Zynga, which has been in steady decline for some years, believed it could cut its costs by building and running its own data centers, but CEO Mark Pincus admitted in a conference call last week that it was giving up that struggle. The company was successful on desktop-based Facebook, with social games that readers’ friends may have played, like Farmville, Mafia Wars, and Zynga Poker. It failed to transfer well to mobile devices, however, and is having to cut its costs.

Farmville 2
Farmville 2 – Zynga

On the server farm

“There’s a lot of places that are not strategic for us to have scale and we think not appropriate like running our own data centers,” said Pincus. “We’re going to let Amazon do that.”

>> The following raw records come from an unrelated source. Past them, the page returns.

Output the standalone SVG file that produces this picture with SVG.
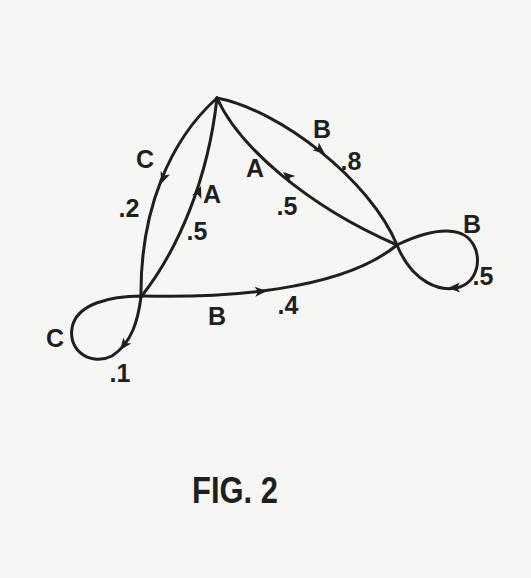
<svg xmlns="http://www.w3.org/2000/svg" width="531" height="578" viewBox="0 0 531 578">
<style>
.e{fill:none;stroke:#1f1f1f;stroke-width:3;stroke-linecap:round;stroke-linejoin:round}
.ah{fill:#1f1f1f}
.t{font-family:"Liberation Sans","DejaVu Sans",sans-serif;font-size:25px;font-weight:bold;fill:#1f1f1f;text-anchor:middle}
.f{font-family:"Liberation Sans","DejaVu Sans",sans-serif;font-size:36px;font-weight:bold;fill:#1f1f1f;text-anchor:middle}
</style>
<defs>
<path id="ah" d="M0,0 L-12,-5 L-9,0 L-12,5 Z"/>
</defs>
<rect x="0" y="0" width="531" height="578" fill="#f6f6f4"/>
<g id="connectors">
<path class="e" d="M217,98 C170,140 140,210 141,297"/>
<path class="e" d="M141,297 C178,250 208,180 217,98"/>
<path class="e" d="M217,98 C280,110 370,180 397,245"/>
<path class="e" d="M397,245 C305,205 238,145 217,98"/>
<path class="e" d="M142,296 C220,298 340,292 397,245"/>
<path class="e" d="M397,245 C420,234 445,227 462,234 C482,243 484,278 460,287 C440,293 412,282 397,245"/>
<path class="e" d="M141,297 C138,320 132,343 112,356 C92,366 68,352 72,328 C76,304 110,296 142,296"/>
<use href="#ah" class="ah" transform="translate(161,184) rotate(111)"/>
<use href="#ah" class="ah" transform="translate(201,186) rotate(-69)"/>
<use href="#ah" class="ah" transform="translate(325,154) rotate(39)"/>
<use href="#ah" class="ah" transform="translate(283,172) rotate(-140)"/>
<use href="#ah" class="ah" transform="translate(267,291) rotate(-4)"/>
<use href="#ah" class="ah" transform="translate(448,288) rotate(178)"/>
<use href="#ah" class="ah" transform="translate(120,350) rotate(128)"/>
</g>
<g id="node-top"><circle cx="217" cy="98" r="1.5" fill="#1f1f1f"/></g>
<g id="node-left"><circle cx="141" cy="297" r="1.5" fill="#1f1f1f"/></g>
<g id="node-right"><circle cx="397" cy="245" r="1.5" fill="#1f1f1f"/></g>
<g id="labels">
<text class="t" x="145" y="168">C</text>
<text class="t" x="129" y="217">.2</text>
<text class="t" x="212" y="203">A</text>
<text class="t" x="197" y="240">.5</text>
<text class="t" x="255" y="177">A</text>
<text class="t" x="287" y="215">.5</text>
<text class="t" x="322" y="138">B</text>
<text class="t" x="351" y="170">.8</text>
<text class="t" x="472" y="233">B</text>
<text class="t" x="483" y="285">.5</text>
<text class="t" x="55" y="347">C</text>
<text class="t" x="120" y="382">.1</text>
<text class="t" x="217" y="325">B</text>
<text class="t" x="288" y="314">.4</text>
<text class="f" x="235" y="503" textLength="86" lengthAdjust="spacingAndGlyphs">FIG. 2</text>
</g>
</svg>
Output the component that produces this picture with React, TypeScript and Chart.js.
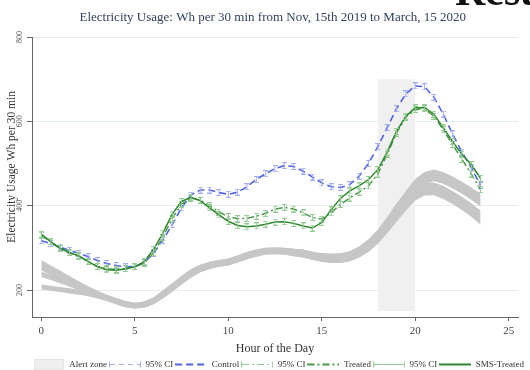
import React, { useEffect, useRef } from "react";
import { Chart, registerables } from "chart.js";

Chart.register(...registerables);

const HOURS = [0, 0.5, 1, 1.5, 2, 2.5, 3, 3.5, 4, 4.5, 5, 5.5, 6, 6.5, 7, 7.5, 8, 8.5, 9, 9.5, 10, 10.5, 11, 11.5, 12, 12.5, 13, 13.5, 14, 14.5, 15, 15.5, 16, 16.5, 17, 17.5, 18, 18.5, 19, 19.5, 20, 20.5, 21, 21.5, 22, 22.5, 23, 23.5];

const CONTROL = [317, 310, 302, 294, 287, 279, 270, 263, 258, 255, 256, 265, 287, 318, 355, 395, 425, 437, 437, 431, 427, 432, 445, 462, 476, 488, 495, 493, 482, 468, 454, 445, 443, 450, 470, 500, 540, 585, 630, 665, 684, 682, 657, 617, 570, 527, 490, 448];
const TREATED = [330, 314, 299, 288, 280, 268, 256, 250, 249, 251, 255, 264, 288, 325, 370, 403, 418, 413, 400, 385, 374, 369, 370, 375, 382, 392, 396, 392, 383, 372, 368, 383, 403, 418, 432, 447, 475, 522, 572, 610, 628, 630, 612, 580, 545, 510, 475, 438];
const SMS_TREATED = [332, 315, 299, 289, 281, 268, 255, 248, 247, 250, 255, 267, 296, 335, 380, 410, 420, 412, 395, 378, 363, 353, 350, 352, 356, 361, 362, 358, 352, 347, 360, 390, 417, 435, 447, 462, 485, 527, 576, 612, 632, 633, 617, 585, 552, 522, 497, 465];

// gray bands (lower / upper edges)
const BAND1_LO = [246, 236, 226, 215, 204, 193, 183, 174, 166, 159, 156, 158, 166, 180, 196, 213, 229, 242, 250, 255, 258, 265, 273, 279, 284, 285, 284, 280, 277, 272, 267, 264, 264, 268, 277, 291, 310, 335, 362, 395, 428, 452, 458, 452, 441, 428, 414, 398];
const BAND1_HI = [271, 258, 246, 233, 221, 209, 199, 189, 181, 174, 170, 173, 182, 199, 216, 233, 249, 260, 267, 271, 275, 282, 290, 296, 300, 301, 300, 298, 296, 291, 287, 286, 287, 292, 303, 320, 343, 372, 405, 435, 463, 480, 486, 480, 469, 457, 443, 428];
const BAND2_LO = [231, 224, 216, 208, 200, 191, 182, 174, 166, 159, 156, 158, 166, 180, 196, 213, 229, 242, 250, 255, 258, 265, 273, 279, 284, 285, 284, 280, 277, 272, 267, 264, 264, 268, 277, 291, 310, 335, 362, 388, 412, 424, 425, 416, 404, 390, 374, 355];
const BAND2_HI = [244, 236, 228, 220, 212, 204, 196, 188, 181, 174, 170, 173, 182, 199, 216, 233, 249, 260, 267, 271, 275, 282, 290, 296, 300, 301, 300, 298, 296, 291, 287, 286, 287, 292, 303, 320, 343, 372, 405, 425, 447, 455, 455, 447, 435, 421, 406, 388];
const BAND3_HOURS = [0, 0.5, 1, 1.5, 2, 2.5, 3, 3.5];
const BAND3_LO = [201, 198, 195, 192, 189, 185, 180, 174];
const BAND3_HI = [213, 210, 207, 204, 201, 198, 195, 188];

const ALERT_HOURS = [18, 20];
const ALERT_TOP = [700, 700];
const ALERT_BOTTOM = 150;

const X_TICKS = [0, 5, 10, 15, 20, 25];
const Y_TICKS = [200, 400, 600, 800];

const LEGEND_LABELS = ["Alert zone", "95% CI", "Control", "95% CI", "Treated", "95% CI", "SMS-Treated"];

const FONT = "'Liberation Serif', 'Times New Roman', serif";

const BLUE = "#5064e4";
const BLUE_CI = "#a3adf2";
const GREEN_T = "#4b9a4b";
const GREEN_S = "#2f872f";
const GREEN_CI = "#93cb93";
const BAND = "#c6c6c6";

function makeGlyph(color: string) {
  const w = 5, h = 7;
  const c = document.createElement("canvas");
  c.width = w; c.height = h;
  const g = c.getContext("2d")!;
  g.strokeStyle = color;
  g.lineWidth = 1;
  g.beginPath();
  g.moveTo(2.5, 0.5); g.lineTo(2.5, h - 0.5);
  g.moveTo(0, 0.5); g.lineTo(w, 0.5);
  g.moveTo(0, h - 0.5); g.lineTo(w, h - 0.5);
  g.stroke();
  return c;
}

function makeLegendLine(color: string, dash: number[], width: number, caps: boolean) {
  const w = 32, h = 9;
  const c = document.createElement("canvas");
  c.width = w; c.height = h;
  const g = c.getContext("2d")!;
  g.strokeStyle = color;
  g.lineWidth = width;
  g.setLineDash(dash);
  g.beginPath();
  g.moveTo(caps ? 1 : 0, 4.5); g.lineTo(caps ? 31 : 32, 4.5);
  g.stroke();
  if (caps) {
    g.setLineDash([]);
    g.lineWidth = 1;
    g.beginPath();
    g.moveTo(0.5, 1.5); g.lineTo(0.5, 7.5);
    g.moveTo(31.5, 1.5); g.lineTo(31.5, 7.5);
    g.stroke();
  }
  return c;
}

function makeLegendBox() {
  const c = document.createElement("canvas");
  c.width = 30; c.height = 11;
  const g = c.getContext("2d")!;
  g.fillStyle = "#efefef";
  g.fillRect(0, 0, 30, 11);
  g.strokeStyle = "#e3e3e3";
  g.strokeRect(0.5, 0.5, 29, 10);
  return c;
}

const pts = (xs: number[], ys: number[]) => xs.map((x, i) => ({ x, y: ys[i] }));

export default function App() {
  const ref = useRef<HTMLCanvasElement | null>(null);

  useEffect(() => {
    if (!ref.current) return;
    const blueGlyph = makeGlyph(BLUE_CI);
    const greenGlyph = makeGlyph(GREEN_CI);
    const legendImgs = [
      makeLegendBox(),
      makeLegendLine(BLUE_CI, [5, 4], 1, true),
      makeLegendLine(BLUE, [7, 4], 2, false),
      makeLegendLine(GREEN_CI, [7, 3, 2, 3], 1, true),
      makeLegendLine(GREEN_T, [7, 3, 2, 3], 2, false),
      makeLegendLine(GREEN_CI, [], 1, true),
      makeLegendLine(GREEN_S, [], 2, false),
    ];

    const bandDs = (data: any, fill: any) => ({
      data,
      borderWidth: 0,
      pointRadius: 0,
      backgroundColor: BAND,
      borderColor: BAND,
      fill,
    });

    const chart = new Chart(ref.current, {
      type: "line",
      data: {
        datasets: [
          {
            label: "SMS-Treated",
            data: pts(HOURS, SMS_TREATED),
            borderColor: GREEN_S,
            borderWidth: 1.5,
            pointStyle: greenGlyph as any,
            pointRadius: 3,
            fill: false,
          },
          {
            label: "Treated",
            data: pts(HOURS, TREATED),
            borderColor: GREEN_T,
            borderWidth: 1.5,
            borderDash: [7, 3, 2, 3],
            pointStyle: greenGlyph as any,
            pointRadius: 3,
            fill: false,
          },
          {
            label: "Control",
            data: pts(HOURS, CONTROL),
            borderColor: BLUE,
            borderWidth: 1.6,
            borderDash: [7, 4],
            pointStyle: blueGlyph as any,
            pointRadius: 3,
            fill: false,
          },
          bandDs(pts(HOURS, BAND1_LO), false),
          bandDs(pts(HOURS, BAND1_HI), 3),
          bandDs(pts(HOURS, BAND2_LO), false),
          bandDs(pts(HOURS, BAND2_HI), 5),
          bandDs(pts(BAND3_HOURS, BAND3_LO), false),
          bandDs(pts(BAND3_HOURS, BAND3_HI), 7),
          {
            label: "Alert zone",
            data: pts(ALERT_HOURS, ALERT_TOP),
            borderWidth: 0,
            pointRadius: 0,
            backgroundColor: "#f0f0f0",
            borderColor: "#f0f0f0",
            fill: { value: ALERT_BOTTOM },
          },
        ] as any,
      },
      options: {
        animation: false,
        responsive: false,
        layout: { padding: { left: 0, right: 4, top: 0, bottom: -9 } },
        plugins: {
          tooltip: { enabled: false },
          title: {
            display: true,
            text: "      Electricity Usage: Wh per 30 min from Nov, 15th 2019 to March, 15 2020",
            color: "#34405c",
            font: { family: FONT, size: 13, weight: "normal" },
            padding: { top: 10, bottom: 11.4 },
          },
          legend: {
            display: true,
            position: "bottom",
            align: "end",
            labels: {
              usePointStyle: true,
              pointStyleWidth: 32,
              padding: 2,
              color: "#333",
              font: { family: FONT, size: 9 },
              generateLabels: () =>
                LEGEND_LABELS.map((t, i) => ({
                  text: t,
                  pointStyle: legendImgs[i] as any,
                  fillStyle: "rgba(0,0,0,0)",
                  strokeStyle: "rgba(0,0,0,0)",
                  lineWidth: 0,
                  hidden: false,
                  fontColor: "#333",
                })) as any,
            },
          },
        },
        scales: {
          x: {
            type: "linear",
            min: -0.5,
            max: 25.5,
            afterBuildTicks: (s: any) => {
              s.ticks = X_TICKS.map((v) => ({ value: v }));
            },
            afterFit: (s: any) => {
              s.height = 41;
            },
            ticks: { color: "#444", padding: 4, font: { family: FONT, size: 11 } },
            grid: { display: true, drawOnChartArea: false, drawTicks: true, tickLength: 4, tickColor: "#666" },
            border: { display: true, color: "#666" },
            title: {
              display: true,
              text: "Hour of the Day",
              color: "#333",
              font: { family: FONT, size: 12 },
              padding: { top: 0, bottom: 2 },
            },
          },
          y: {
            type: "linear",
            min: 136,
            max: 800,
            afterBuildTicks: (s: any) => {
              s.ticks = Y_TICKS.map((v) => ({ value: v }));
            },
            afterFit: (s: any) => {
              s.width = 32;
            },
            ticks: {
              color: "#555",
              padding: 1,
              minRotation: 90,
              maxRotation: 90,
              crossAlign: "center",
              font: { family: FONT, size: 8 },
            },
            grid: { color: "#e2eef0", tickLength: 5, tickColor: "#666" },
            border: { display: true, color: "#666" },
            title: {
              display: true,
              text: "       Electricity Usage Wh per 30 min",
              color: "#333",
              font: { family: FONT, size: 11.5 },
              padding: { top: 5.5, bottom: 0 },
            },
          },
          y2: {
            type: "linear",
            position: "right",
            display: true,
            grid: { display: false, drawTicks: false },
            ticks: { display: false },
            border: { display: false },
            afterFit: (s: any) => {
              s.width = 8;
            },
          },
        },
      } as any,
    });
    return () => chart.destroy();
  }, []);

  return (
    <div
      style={{
        position: "fixed",
        left: 0,
        top: 0,
        width: 530,
        height: 370,
        background: "#fff",
        overflow: "hidden",
      }}
    >
      <canvas ref={ref} width={530} height={370} style={{ display: "block" }} />
      <div
        style={{
          position: "absolute",
          left: 455,
          top: -30,
          fontFamily: FONT,
          fontWeight: "bold",
          fontSize: 42,
          lineHeight: "42px",
          color: "#111",
          whiteSpace: "nowrap",
        }}
      >
        Results
      </div>
    </div>
  );
}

It’s an embarassing climb down. Zynga started out on its own IT equipment, but needed Amazon when it couldn’t cope with demand for Farmville - and then tried and failed to do without it.

When Farmville launched as a Facebook game in 2009, it grew rapidly. within six weeks, it had 10 million users, and after five months there were 25 million people using it - and annoying all their friends with invitations to join the (so-called) fun.

Amazon allowed Zynga to expand by putting its infrastructure onto its Elastic Compute Cloud, but in 2011 Zynga decided it could do better with its own tailor-made data centers.  

The company floated on the stock market, and promised that it would spend up to $150 million on infrastructure.

But it never quite left Amazon, using a hybrid cloud structure it called “zCloud”, that used various technologies including the CloudStack platform, XenServer and the KVM hypervisor to shift loads between the two environments. In early 2011, 80 percent of its users were on Amazon, but by the end of 2011 this had changed to 20 percent. 

Now, realization has dawned that the data centers aren’t delivering what they promised. Co-founder Mark Pincus returned as CEO in April 2015, replacing Don Mattrick, promising that cost-cutting and better games would get it back on track. 

The admission that it is closing its own data centers down is one which Amazon will no doubt capitalize on, luring other customers to follow Zynga’s example.